-- Entries with chart source code --

....................

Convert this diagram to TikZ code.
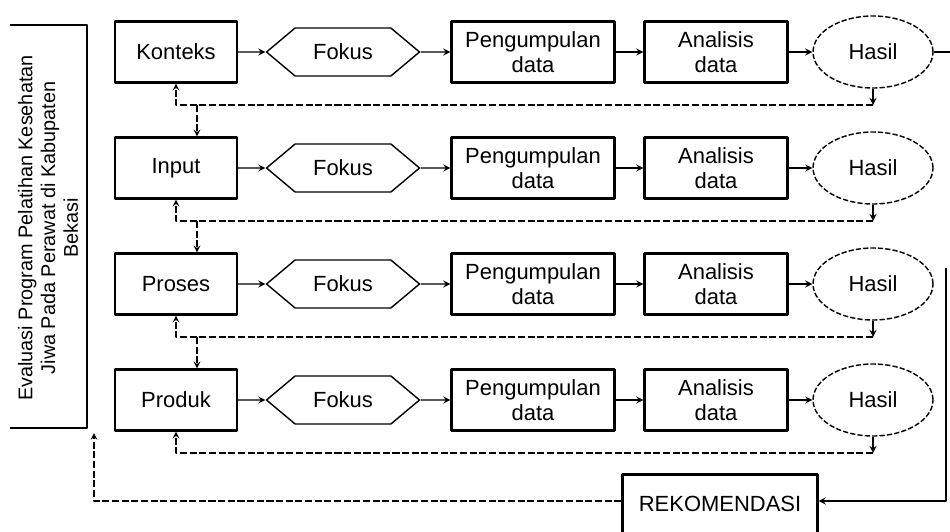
\documentclass[tikz,border=0pt]{standalone}
\usepackage{fontspec}
\setmainfont{Liberation Sans}
\usetikzlibrary{shapes.geometric,shapes.symbols,arrows}

\tikzset{
  kotak/.style={draw, line width=1.3pt, minimum height=1.22cm, align=center, inner sep=2pt},
  fokus/.style={draw, line width=0.8pt, signal, signal to=west and east, signal pointer angle=80,
    minimum width=3.06cm, minimum height=0.96cm},
  hasil/.style={draw, line width=0.8pt, dash pattern=on 3pt off 1.2pt, ellipse,
    minimum width=2.4cm, minimum height=1.44cm},
  balik/.style={line width=0.7pt, dash pattern=on 4pt off 1.5pt}
}

\begin{document}
\begin{tikzpicture}[x=0.02cm, y=-0.02cm, line join=round, >=stealth, line width=0.8pt,
  font=\fontsize{12.5}{14.5}\selectfont]
  \useasboundingbox (0,0) rectangle (950,531);

  % Judul di sebelah kiri
  \draw (10,25) -- (87,25) -- (87,428) -- (10,428);
  \node[rotate=90, align=center, font=\fontsize{11.3}{13}\selectfont] (judul) at (48,228)
    {Evaluasi Program Pelatihan Kesehatan\\Jiwa Pada Perawat di Kabupaten\\Bekasi};

  % Empat baris: konteks, input, proses, produk
  \foreach \i/\yy/\nama in {1/52/Konteks, 2/168/Input, 3/284/Proses, 4/400/Produk}{
    \node[kotak, minimum width=2.44cm] (k\i) at (176,\yy) {\nama};
    \node[fokus] (f\i) at (343,\yy) {Fokus};
    \node[kotak, minimum width=3.26cm] (p\i) at (533,\yy) {Pengumpulan\\data};
    \node[kotak, minimum width=2.86cm] (a\i) at (716,\yy) {Analisis\\data};
    \node[hasil] (h\i) at (873,\yy) {Hasil};
    \draw[->] (k\i) -- (f\i);
    \draw[->] (f\i) -- (p\i);
    \draw[->] (p\i) -- (a\i);
    \draw[->] (a\i) -- (h\i);
    % umpan balik ke komponen
    \coordinate (r\i) at (873,\yy+53);
    \coordinate (l\i) at (176,\yy+53);
    \coordinate (d\i) at (197,\yy+53);
    \draw[->] (h\i) -- (r\i);
    \draw[balik,->] (r\i) -- (l\i) -- (k\i);
  }

  % Turun ke baris berikutnya
  \foreach \i/\j in {1/2, 2/3, 3/4}
    \draw[balik,->] (d\i) -- (k\j.north -| d\i);

  % Rekomendasi
  \node[kotak, minimum width=3.9cm, minimum height=1.34cm] (rek) at (720,508) {\raisebox{5pt}{REKOMENDASI}};
  \coordinate (ujung) at (950,0);
  \draw (h1.east) -- (h1.east -| ujung);
  \coordinate (kanan) at (946,268);
  \coordinate (bawah) at (946,501);
  \draw[->] (kanan) -- (bawah) -- (bawah -| rek.east);
  \coordinate (kiri) at (94,501);
  \coordinate (atas) at (94,433);
  \draw[balik,->] (bawah -| rek.west) -- (kiri) -- (atas);
\end{tikzpicture}
\end{document}
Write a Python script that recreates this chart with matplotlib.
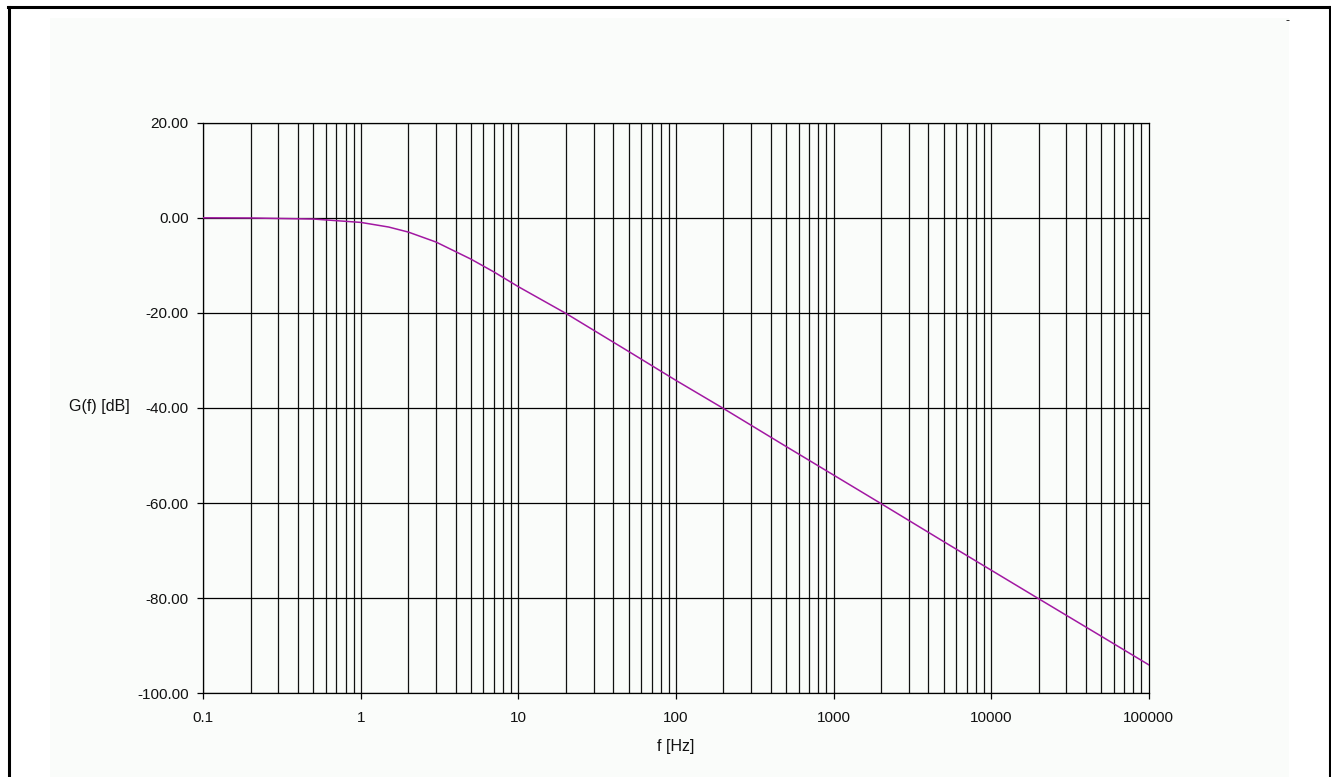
import matplotlib
matplotlib.use("Agg")
import matplotlib.pyplot as plt
from matplotlib.lines import Line2D
from matplotlib.patches import Rectangle
from matplotlib.ticker import FixedLocator, FixedFormatter

plt.rcParams['font.family'] = ['Liberation Sans', 'DejaVu Sans']
plt.rcParams['axes.unicode_minus'] = False

# Data
freq_hz = [0.1, 0.2, 0.5, 1, 1.5, 2, 3, 5, 7, 10, 20, 50, 100, 200, 500,
           1000, 2000, 5000, 10000, 20000, 50000, 100000]
gain_db = [0.0, -0.04, -0.26, -0.97, -1.94, -3.0, -5.1, -8.7, -11.4, -14.5,
           -20.1, -28.1, -34.2, -40.1, -48.1, -54.1, -60.1, -68.1, -74.1,
           -80.1, -88.0, -94.0]
x_ticks = [0.1, 1, 10, 100, 1000, 10000, 100000]
x_tick_labels = ['0.1', '1', '10', '100', '1000', '10000', '100000']
y_ticks = [-100, -80, -60, -40, -20, 0, 20]
y_tick_labels = ['%.2f' % v for v in y_ticks]

W, H = 1331, 777
fig = plt.figure(figsize=(W / 100, H / 100), dpi=100)
fig.patch.set_facecolor('white')

# light background panel
fig.patches.append(Rectangle((50 / W, 0), (1289 - 50) / W, 1 - 18 / H,
                             transform=fig.transFigure, facecolor='#FAFCFA',
                             edgecolor='none', zorder=-10))
# outer border (left, top, right)
bc = 'black'
fig.lines.append(Line2D([9 / W, 9 / W], [0, 1 - 7 / H], transform=fig.transFigure,
                        color=bc, lw=2.2, zorder=-5))
fig.lines.append(Line2D([8 / W, 1330 / W], [1 - 7 / H, 1 - 7 / H],
                        transform=fig.transFigure, color=bc, lw=2.2, zorder=-5))
fig.lines.append(Line2D([1330 / W, 1330 / W], [0, 1 - 7 / H],
                        transform=fig.transFigure, color=bc, lw=2.2, zorder=-5))

left, right = 203.3 / W, 1148.7 / W
top, bottom = 1 - 122.7 / H, 1 - 693.3 / H
ax = fig.add_axes([left, bottom, right - left, top - bottom])
ax.set_zorder(5)
ax.set_facecolor('none')
ax.set_xscale('log')
ax.set_xlim(0.1, 100000)
ax.set_ylim(-100, 20)

# grid: verticals at 1..9 per decade
for dec in [0.1, 1, 10, 100, 1000, 10000]:
    for m in range(1, 10):
        ax.axvline(dec * m, color='#111111', lw=0.9, zorder=1)
for yv in y_ticks:
    ax.axhline(yv, color='black', lw=0.9, zorder=1)

ax.plot(freq_hz, gain_db, color='#A218A2', lw=1.1, zorder=3)

ax.xaxis.set_major_locator(FixedLocator(x_ticks))
ax.xaxis.set_major_formatter(FixedFormatter(x_tick_labels))
ax.xaxis.set_minor_locator(FixedLocator([]))
ax.yaxis.set_major_locator(FixedLocator(y_ticks))
ax.yaxis.set_major_formatter(FixedFormatter(y_tick_labels))

for s in ax.spines.values():
    s.set_color('black')
    s.set_linewidth(0.9)

ax.tick_params(axis='both', which='major', direction='out', length=4,
               width=0.9, color='black', labelsize=11, labelcolor='#111111')
ax.tick_params(axis='y', pad=6.5)
ax.tick_params(axis='x', pad=9)

fig.text(99 / W, 1 - 406 / H, 'G(f) [dB]', ha='center', va='center',
         fontsize=11.5, color='#111111')
fig.text(676 / W, 1 - 747 / H, 'f [Hz]', ha='center', va='center',
         fontsize=11.5, color='#111111')
fig.text(1287 / W, 1 - 21 / H, '-', ha='center', va='center',
         fontsize=9, color='#111111')

fig.savefig('out.png', dpi=100)
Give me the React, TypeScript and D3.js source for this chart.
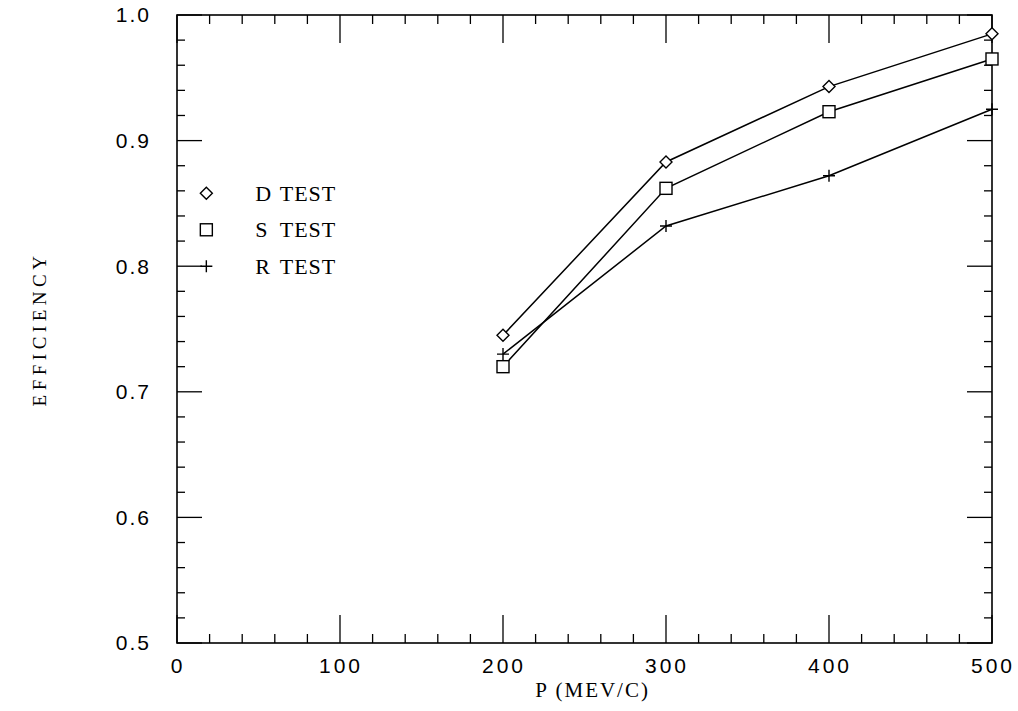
import React from "react";
import * as d3 from "d3";

const momenta = [200, 300, 400, 500];
const dTest = [0.745, 0.883, 0.943, 0.985];
const sTest = [0.72, 0.862, 0.923, 0.965];
const rTest = [0.73, 0.832, 0.872, 0.925];
const xTicks = [0, 100, 200, 300, 400, 500];
const yTicks = [0.5, 0.6, 0.7, 0.8, 0.9, 1.0];
const legendLetters = ["D", "S", "R"];

const W = 1018;
const H = 711;
const margin = { left: 177, right: 26, top: 15, bottom: 68 };

const serif = "'Liberation Serif', 'DejaVu Serif', serif";
const sans = "'Liberation Sans', Arial, sans-serif";

const Marker = ({ kind, x, y }: { kind: string; x: number; y: number }) => {
  const s = 6;
  if (kind === "diamond") {
    return (
      <path
        d={`M${x},${y - s}L${x + s},${y}L${x},${y + s}L${x - s},${y}Z`}
        fill="white"
        stroke="black"
        strokeWidth={1.4}
      />
    );
  }
  if (kind === "square") {
    return (
      <rect x={x - s} y={y - s} width={2 * s} height={2 * s} fill="white" stroke="black" strokeWidth={1.4} />
    );
  }
  return (
    <path d={`M${x - s},${y}H${x + s}M${x},${y - s}V${y + s}`} stroke="black" strokeWidth={1.4} fill="none" />
  );
};

export default function App() {
  const x = d3
    .scaleLinear()
    .domain([0, 500])
    .range([margin.left, W - margin.right]);
  const y = d3
    .scaleLinear()
    .domain([0.5, 1.0])
    .range([H - margin.bottom, margin.top]);

  const [x0, x1] = x.range();
  const [y0, y1] = y.range();

  const line = d3
    .line<[number, number]>()
    .x(d => x(d[0]))
    .y(d => y(d[1]));

  const series = [
    { letter: legendLetters[0], values: dTest, kind: "diamond" },
    { letter: legendLetters[1], values: sTest, kind: "square" },
    { letter: legendLetters[2], values: rTest, kind: "plus" }
  ];

  // minor ticks every 20 on x, every 0.02 on y
  const xMinor = d3.range(0, 501, 20);
  const yMinor = d3.range(0, 26).map(i => 0.5 + i * 0.02);

  const legendY = [0.858, 0.829, 0.8];

  return (
    <svg
      width={W}
      height={H}
      style={{ position: "absolute", left: 0, top: 0, background: "white" }}
    >
      <rect x={x0} y={y1} width={x1 - x0} height={y0 - y1} fill="none" stroke="black" strokeWidth={1.6} />

      {xMinor.map(v => {
        const major = v % 100 === 0;
        const len = major ? 28 : 9;
        return (
          <g key={"xt" + v}>
            <line x1={x(v)} x2={x(v)} y1={y0} y2={y0 - len} stroke="black" strokeWidth={1.3} />
            <line x1={x(v)} x2={x(v)} y1={y1} y2={y1 + len} stroke="black" strokeWidth={1.3} />
          </g>
        );
      })}
      {yMinor.map((v, i) => {
        const major = i % 5 === 0;
        const len = major ? 25 : 8;
        return (
          <g key={"yt" + i}>
            <line x1={x0} x2={x0 + len} y1={y(v)} y2={y(v)} stroke="black" strokeWidth={1.3} />
            <line x1={x1} x2={x1 - len} y1={y(v)} y2={y(v)} stroke="black" strokeWidth={1.3} />
          </g>
        );
      })}

      {xTicks.map(v => (
        <text
          key={"xl" + v}
          x={x(v) + 1}
          y={y0 + 30}
          textAnchor="middle"
          fontFamily={sans}
          fontSize={21}
          letterSpacing={3}
        >
          {v}
        </text>
      ))}
      {yTicks.map(v => (
        <text
          key={"yl" + v}
          x={x0 - 26}
          y={y(v)}
          dy="0.35em"
          textAnchor="end"
          fontFamily={sans}
          fontSize={21}
          letterSpacing={2}
        >
          {v.toFixed(1)}
        </text>
      ))}

      <text
        x={x(255)}
        y={H - 14}
        textAnchor="middle"
        fontFamily={serif}
        fontSize={21}
        letterSpacing={2}
      >
        P (MEV/C)
      </text>
      <text
        transform={`translate(46,${y(0.75)}) rotate(-90)`}
        textAnchor="middle"
        fontFamily={serif}
        fontSize={19}
        letterSpacing={4.5}
      >
        EFFICIENCY
      </text>

      {series.map(s => {
        const pts = momenta.map((m, i) => [m, s.values[i]] as [number, number]);
        return (
          <g key={s.letter}>
            <path d={line(pts) || ""} fill="none" stroke="black" strokeWidth={1.5} />
            {pts.map((p, i) => (
              <Marker key={i} kind={s.kind} x={x(p[0])} y={y(p[1])} />
            ))}
          </g>
        );
      })}

      {series.map((s, i) => (
        <g key={"lg" + s.letter} fontFamily={serif} fontSize={22}>
          <Marker kind={s.kind} x={x(18)} y={y(legendY[i])} />
          <text x={x(48)} y={y(legendY[i])} dy="0.35em">
            {s.letter}
          </text>
          <text x={x(63)} y={y(legendY[i])} dy="0.35em" letterSpacing={1}>
            TEST
          </text>
        </g>
      ))}
    </svg>
  );
}
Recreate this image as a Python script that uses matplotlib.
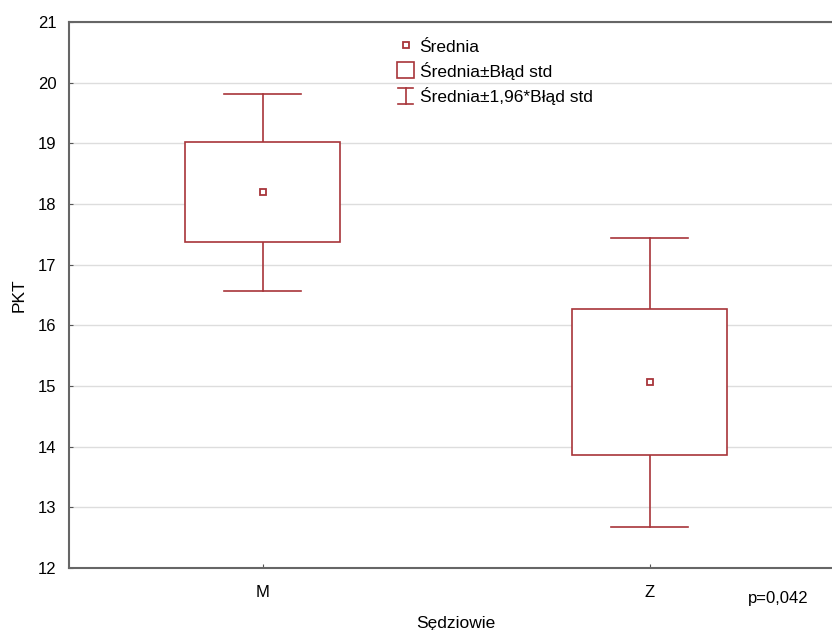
import matplotlib.pyplot as plt
from matplotlib.patches import Rectangle
from matplotlib.lines import Line2D
from matplotlib.legend_handler import HandlerBase

plt.rcParams['font.family'] = ['Liberation Sans', 'DejaVu Sans']

groups = ['M', 'Z']
means = [18.19, 15.07]
se_low = [17.37, 13.86]
se_high = [19.02, 16.27]
ci_low = [16.57, 12.68]
ci_high = [19.82, 17.44]

color = '#a8353a'


class IBeamHandler(HandlerBase):
    def create_artists(self, legend, orig_handle, xdescent, ydescent, width, height, fontsize, trans):
        cx = width / 2 - xdescent
        h = height * 1.05
        y0 = -ydescent - (h - height) / 2
        w = width * 0.9
        lines = [
            Line2D([cx, cx], [y0, y0 + h], color=color, lw=1.2, transform=trans),
            Line2D([cx - w / 2, cx + w / 2], [y0, y0], color=color, lw=1.2, transform=trans),
            Line2D([cx - w / 2, cx + w / 2], [y0 + h, y0 + h], color=color, lw=1.2, transform=trans),
        ]
        return lines


class BoxHandler(HandlerBase):
    def create_artists(self, legend, orig_handle, xdescent, ydescent, width, height, fontsize, trans):
        r = Rectangle((-xdescent, -ydescent), width, height * 1.05, fc='white', ec=color,
                      lw=1.2, transform=trans)
        return [r]


fig = plt.figure(figsize=(8.32, 6.3), dpi=100)
ax = fig.add_axes([69 / 832, 1 - 568 / 630, 774 / 832, 546 / 630])

box_w = 0.4
cap_w = 0.2
for i in range(len(groups)):
    ax.plot([i, i], [ci_low[i], se_low[i]], color=color, lw=1.2, zorder=3)
    ax.plot([i, i], [se_high[i], ci_high[i]], color=color, lw=1.2, zorder=3)
    ax.plot([i - cap_w / 2, i + cap_w / 2], [ci_low[i]] * 2, color=color, lw=1.2, zorder=3)
    ax.plot([i - cap_w / 2, i + cap_w / 2], [ci_high[i]] * 2, color=color, lw=1.2, zorder=3)
    ax.add_patch(Rectangle((i - box_w / 2, se_low[i]), box_w, se_high[i] - se_low[i],
                           fc='white', ec=color, lw=1.2, zorder=3))
ax.plot(range(len(groups)), means, ls='none', marker='s', ms=5, mfc='white',
        mec=color, mew=1.3, zorder=4)

ax.set_xlim(-0.5, 1.5)
ax.set_ylim(12, 21)
ax.set_xticks(range(len(groups)))
ax.set_xticklabels(groups)
ax.set_yticks(range(12, 22))
ax.tick_params(direction='in', length=3, color='#555555', labelsize=12)
ax.tick_params(axis='x', pad=12)
ax.tick_params(axis='y', pad=9)
ax.grid(axis='y', color='#dddddd', lw=1)
ax.set_axisbelow(True)
for s in ['left', 'bottom', 'top']:
    ax.spines[s].set_color('#666666')
    ax.spines[s].set_linewidth(1.5)
ax.spines['right'].set_visible(False)

ax.set_xlabel('Sędziowie', fontsize=12.5, labelpad=12)
ax.set_ylabel('PKT', fontsize=12.5, labelpad=8)

handles = [
    Line2D([], [], ls='none', marker='s', ms=5, mfc='white', mec=color, mew=1.3),
    Rectangle((0, 0), 1, 1),
    Line2D([], []),
]
labels = ['Średnia', 'Średnia±Błąd std', 'Średnia±1,96*Błąd std']
ax.legend(handles, labels, loc='upper left', bbox_to_anchor=(397 / 832, 1 - 38 / 630),
          bbox_transform=fig.transFigure, frameon=False, fontsize=12.5,
          handlelength=1.0, handleheight=1.0, handletextpad=0.3, labelspacing=0.4,
          borderpad=0, borderaxespad=0,
          handler_map={handles[1]: BoxHandler(), handles[2]: IBeamHandler()})

fig.text(748 / 832, 1 - 598 / 630, 'p=0,042', fontsize=12, va='center', ha='left')

fig.savefig('out.png', dpi=100)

....................

-- What you will do --
Retype, word for word, only the lines from the one containing "Recreate this image" through the one containing "color = '#a8353a'", both included, and leave out any pictures.

-- Completed task --
Recreate this image as a Python script that uses matplotlib.
import matplotlib.pyplot as plt
from matplotlib.patches import Rectangle
from matplotlib.lines import Line2D
from matplotlib.legend_handler import HandlerBase

plt.rcParams['font.family'] = ['Liberation Sans', 'DejaVu Sans']

groups = ['M', 'Z']
means = [18.19, 15.07]
se_low = [17.37, 13.86]
se_high = [19.02, 16.27]
ci_low = [16.57, 12.68]
ci_high = [19.82, 17.44]

color = '#a8353a'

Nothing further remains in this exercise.